Since 2011, tens of thousands of California inmates have gone on hunger strikes to protest the state’s use of solitary confinement. Under the settlement — negotiated by the Center for Constitutional Rights, which represents the inmates — California will end indefinite solitary sentences. In all, the reforms are expected to reduce the state’s solitary population, which is now over 2,800, by more than half.
The reduction will come from two groups. Prisoners who have been held for 10 or more years will be moved to a special restricted unit with other inmates, where they can take educational courses and have normal human contact as they prepare to return to the general population.
And all those held in solitary because of gang connections will be released immediately to the general population, unless they have recently committed a serious offense — like assault, possessing a weapon, or selling drugs. Even in those cases, there is a clear, time-limited path for inmates to work their way out of solitary.

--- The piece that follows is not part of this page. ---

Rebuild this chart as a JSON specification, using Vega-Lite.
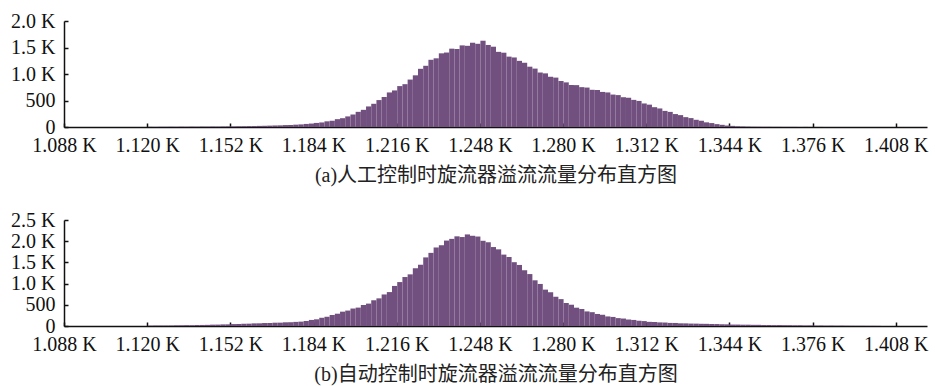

The national problem remains. Despite reform efforts by officials in states like Colorado, Washington and Ohio, on any given day at least 80,000 people are held in some version of solitary. And despite overwhelming evidence of the psychological damage solitary confinement inflicts on inmates, no court has yet ruled that it violates the Constitution’s ban on cruel and unusual punishment. (A concurring opinion by Kennedy in June hinted strongly that he would be open to such a claim.)
Therein lies the importance of California’s settlement: If a state with the worst record can do something to reduce its reliance on solitary, broad reform is surely possible around the country. Obviously prison officials need flexibility in managing truly dangerous or vulnerable inmates. But as those officials themselves have begun to agree, locking people in near-total isolation for years is not the answer.